## Task to complete
Write the lines out again, from the top of the material to the line containing "ax = fig.add_axes([0.1831, 0.1114, 0.8185, 0.8364])", pictures excluded.

═══ Data excerpts ═══

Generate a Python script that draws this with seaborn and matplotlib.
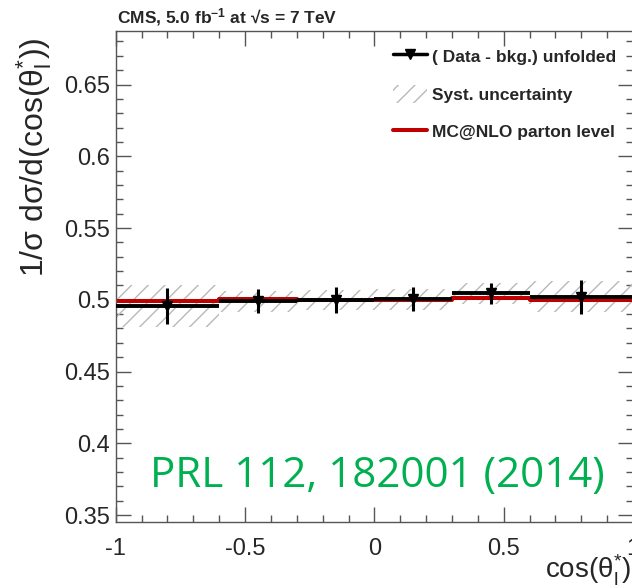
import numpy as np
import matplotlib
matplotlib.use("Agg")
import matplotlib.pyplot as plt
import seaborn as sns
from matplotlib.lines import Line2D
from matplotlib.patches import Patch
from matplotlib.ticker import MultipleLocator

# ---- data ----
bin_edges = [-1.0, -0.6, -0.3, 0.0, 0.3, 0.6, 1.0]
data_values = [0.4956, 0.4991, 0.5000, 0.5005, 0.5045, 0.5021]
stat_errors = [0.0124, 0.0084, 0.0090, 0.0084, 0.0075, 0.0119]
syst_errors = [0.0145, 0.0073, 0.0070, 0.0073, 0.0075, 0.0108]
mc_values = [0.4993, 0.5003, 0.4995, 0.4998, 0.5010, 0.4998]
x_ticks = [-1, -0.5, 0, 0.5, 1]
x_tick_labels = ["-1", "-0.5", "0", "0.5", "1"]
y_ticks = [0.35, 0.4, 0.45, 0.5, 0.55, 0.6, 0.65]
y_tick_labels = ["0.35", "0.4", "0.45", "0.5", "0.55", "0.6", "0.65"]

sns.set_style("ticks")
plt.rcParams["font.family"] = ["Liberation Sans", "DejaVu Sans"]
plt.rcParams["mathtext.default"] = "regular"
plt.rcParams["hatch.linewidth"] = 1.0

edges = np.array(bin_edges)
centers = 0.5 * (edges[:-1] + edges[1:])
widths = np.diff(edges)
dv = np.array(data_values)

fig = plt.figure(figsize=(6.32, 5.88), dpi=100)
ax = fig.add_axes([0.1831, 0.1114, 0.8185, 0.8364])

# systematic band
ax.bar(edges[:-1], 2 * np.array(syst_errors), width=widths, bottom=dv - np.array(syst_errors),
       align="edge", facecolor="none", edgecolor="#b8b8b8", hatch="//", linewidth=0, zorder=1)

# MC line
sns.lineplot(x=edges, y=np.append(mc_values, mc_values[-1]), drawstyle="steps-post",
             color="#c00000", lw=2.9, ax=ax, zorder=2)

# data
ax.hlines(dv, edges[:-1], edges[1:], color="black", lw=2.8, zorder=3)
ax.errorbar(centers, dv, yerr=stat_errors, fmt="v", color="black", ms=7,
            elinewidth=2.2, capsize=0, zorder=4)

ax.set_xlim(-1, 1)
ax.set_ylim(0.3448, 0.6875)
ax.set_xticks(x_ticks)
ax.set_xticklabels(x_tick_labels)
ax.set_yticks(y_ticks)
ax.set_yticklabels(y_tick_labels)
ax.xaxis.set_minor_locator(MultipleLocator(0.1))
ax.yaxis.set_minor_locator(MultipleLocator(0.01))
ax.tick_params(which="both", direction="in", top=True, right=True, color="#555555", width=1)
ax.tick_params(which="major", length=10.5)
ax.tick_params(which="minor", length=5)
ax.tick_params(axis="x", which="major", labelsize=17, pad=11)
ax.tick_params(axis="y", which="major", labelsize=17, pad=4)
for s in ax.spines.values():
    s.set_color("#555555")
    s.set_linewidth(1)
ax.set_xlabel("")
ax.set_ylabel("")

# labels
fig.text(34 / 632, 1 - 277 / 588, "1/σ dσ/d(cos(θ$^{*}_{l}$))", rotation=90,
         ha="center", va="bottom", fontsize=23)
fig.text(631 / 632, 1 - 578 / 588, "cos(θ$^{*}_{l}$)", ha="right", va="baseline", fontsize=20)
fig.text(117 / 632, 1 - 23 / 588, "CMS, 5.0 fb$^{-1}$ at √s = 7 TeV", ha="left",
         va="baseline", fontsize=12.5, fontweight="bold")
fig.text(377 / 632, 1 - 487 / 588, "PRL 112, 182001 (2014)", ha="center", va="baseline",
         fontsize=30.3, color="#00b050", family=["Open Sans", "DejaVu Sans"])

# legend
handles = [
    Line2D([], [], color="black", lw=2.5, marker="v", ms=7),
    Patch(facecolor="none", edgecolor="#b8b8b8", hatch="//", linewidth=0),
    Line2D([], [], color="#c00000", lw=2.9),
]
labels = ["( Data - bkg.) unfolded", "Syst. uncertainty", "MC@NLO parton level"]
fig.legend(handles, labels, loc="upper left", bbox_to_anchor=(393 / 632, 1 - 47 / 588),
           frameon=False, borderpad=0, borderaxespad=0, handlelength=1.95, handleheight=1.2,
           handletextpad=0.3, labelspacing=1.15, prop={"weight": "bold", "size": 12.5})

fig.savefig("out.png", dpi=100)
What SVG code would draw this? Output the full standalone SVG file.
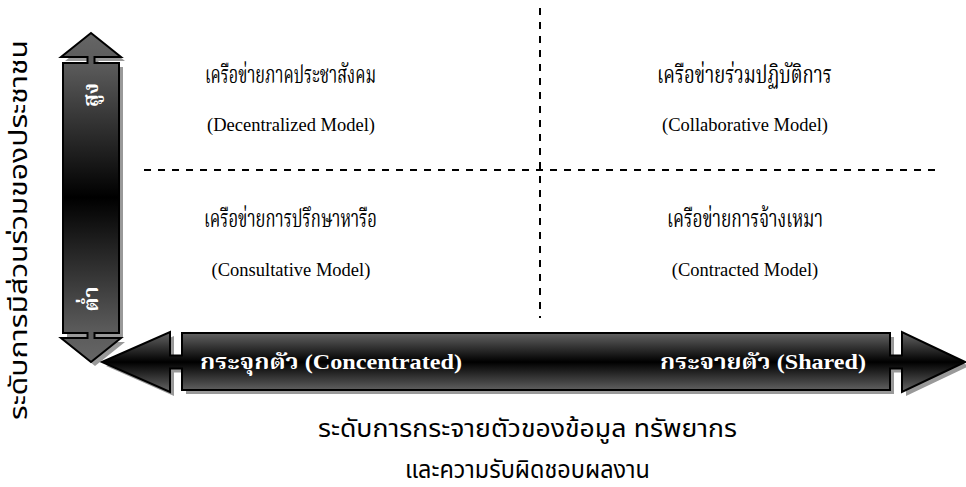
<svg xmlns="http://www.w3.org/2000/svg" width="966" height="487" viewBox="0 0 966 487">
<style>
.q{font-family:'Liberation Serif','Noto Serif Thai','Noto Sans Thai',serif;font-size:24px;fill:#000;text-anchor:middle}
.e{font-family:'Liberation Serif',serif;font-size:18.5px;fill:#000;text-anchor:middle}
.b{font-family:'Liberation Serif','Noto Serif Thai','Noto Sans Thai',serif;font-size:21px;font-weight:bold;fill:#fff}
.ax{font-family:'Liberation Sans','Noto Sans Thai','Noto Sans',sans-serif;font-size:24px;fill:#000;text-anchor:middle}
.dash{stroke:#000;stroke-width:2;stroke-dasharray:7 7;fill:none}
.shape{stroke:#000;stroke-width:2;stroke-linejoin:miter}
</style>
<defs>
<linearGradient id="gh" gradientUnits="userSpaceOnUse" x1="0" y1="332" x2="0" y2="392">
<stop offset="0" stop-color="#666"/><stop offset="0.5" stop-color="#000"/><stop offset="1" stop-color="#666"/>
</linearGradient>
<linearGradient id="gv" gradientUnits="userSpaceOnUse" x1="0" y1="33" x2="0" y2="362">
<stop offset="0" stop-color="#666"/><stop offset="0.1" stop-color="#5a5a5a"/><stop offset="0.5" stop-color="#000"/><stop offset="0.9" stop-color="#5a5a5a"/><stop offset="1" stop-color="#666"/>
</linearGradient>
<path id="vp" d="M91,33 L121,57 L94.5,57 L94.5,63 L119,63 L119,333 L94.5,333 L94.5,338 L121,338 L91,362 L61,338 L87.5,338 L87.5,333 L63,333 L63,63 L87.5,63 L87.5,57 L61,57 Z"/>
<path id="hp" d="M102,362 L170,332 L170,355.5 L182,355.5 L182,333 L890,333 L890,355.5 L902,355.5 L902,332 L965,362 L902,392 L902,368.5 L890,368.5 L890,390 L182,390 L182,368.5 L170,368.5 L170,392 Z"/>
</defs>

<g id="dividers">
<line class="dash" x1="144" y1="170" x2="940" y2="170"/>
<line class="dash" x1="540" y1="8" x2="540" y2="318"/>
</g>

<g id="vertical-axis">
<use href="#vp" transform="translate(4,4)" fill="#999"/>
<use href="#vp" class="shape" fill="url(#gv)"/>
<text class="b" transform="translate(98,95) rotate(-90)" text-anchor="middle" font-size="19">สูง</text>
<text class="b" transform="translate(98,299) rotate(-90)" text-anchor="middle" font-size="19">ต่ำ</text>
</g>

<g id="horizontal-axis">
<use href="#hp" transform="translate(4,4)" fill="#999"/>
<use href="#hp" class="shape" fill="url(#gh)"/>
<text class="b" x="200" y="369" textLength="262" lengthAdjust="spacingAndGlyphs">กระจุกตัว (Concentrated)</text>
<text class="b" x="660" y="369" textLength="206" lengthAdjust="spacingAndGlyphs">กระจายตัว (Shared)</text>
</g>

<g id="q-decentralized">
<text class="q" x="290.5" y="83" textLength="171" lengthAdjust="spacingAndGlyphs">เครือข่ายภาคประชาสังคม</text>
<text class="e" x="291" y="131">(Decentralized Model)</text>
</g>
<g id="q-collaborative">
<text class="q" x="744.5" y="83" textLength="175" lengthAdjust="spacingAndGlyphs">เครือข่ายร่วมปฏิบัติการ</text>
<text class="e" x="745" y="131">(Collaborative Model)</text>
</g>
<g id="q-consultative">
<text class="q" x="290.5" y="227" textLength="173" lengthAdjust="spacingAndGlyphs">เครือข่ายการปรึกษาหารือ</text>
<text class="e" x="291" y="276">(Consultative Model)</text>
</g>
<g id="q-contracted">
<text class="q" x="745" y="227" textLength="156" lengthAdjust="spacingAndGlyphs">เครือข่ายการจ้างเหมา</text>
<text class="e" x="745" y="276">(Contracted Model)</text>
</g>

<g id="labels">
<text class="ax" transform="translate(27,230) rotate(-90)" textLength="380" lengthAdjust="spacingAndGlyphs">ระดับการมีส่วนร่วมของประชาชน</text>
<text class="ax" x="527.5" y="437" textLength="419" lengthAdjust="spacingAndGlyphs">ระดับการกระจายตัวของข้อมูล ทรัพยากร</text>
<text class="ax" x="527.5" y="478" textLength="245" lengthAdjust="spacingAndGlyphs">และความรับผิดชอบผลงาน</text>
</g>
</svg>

═══

## Answer below
Generate a Python script that draws this with seaborn and matplotlib.
import numpy as np
import matplotlib
matplotlib.use("Agg")
import matplotlib.pyplot as plt
import seaborn as sns
from matplotlib.lines import Line2D
from matplotlib.patches import Patch
from matplotlib.ticker import MultipleLocator

# ---- data ----
bin_edges = [-1.0, -0.6, -0.3, 0.0, 0.3, 0.6, 1.0]
data_values = [0.4956, 0.4991, 0.5000, 0.5005, 0.5045, 0.5021]
stat_errors = [0.0124, 0.0084, 0.0090, 0.0084, 0.0075, 0.0119]
syst_errors = [0.0145, 0.0073, 0.0070, 0.0073, 0.0075, 0.0108]
mc_values = [0.4993, 0.5003, 0.4995, 0.4998, 0.5010, 0.4998]
x_ticks = [-1, -0.5, 0, 0.5, 1]
x_tick_labels = ["-1", "-0.5", "0", "0.5", "1"]
y_ticks = [0.35, 0.4, 0.45, 0.5, 0.55, 0.6, 0.65]
y_tick_labels = ["0.35", "0.4", "0.45", "0.5", "0.55", "0.6", "0.65"]

sns.set_style("ticks")
plt.rcParams["font.family"] = ["Liberation Sans", "DejaVu Sans"]
plt.rcParams["mathtext.default"] = "regular"
plt.rcParams["hatch.linewidth"] = 1.0

edges = np.array(bin_edges)
centers = 0.5 * (edges[:-1] + edges[1:])
widths = np.diff(edges)
dv = np.array(data_values)

fig = plt.figure(figsize=(6.32, 5.88), dpi=100)
ax = fig.add_axes([0.1831, 0.1114, 0.8185, 0.8364])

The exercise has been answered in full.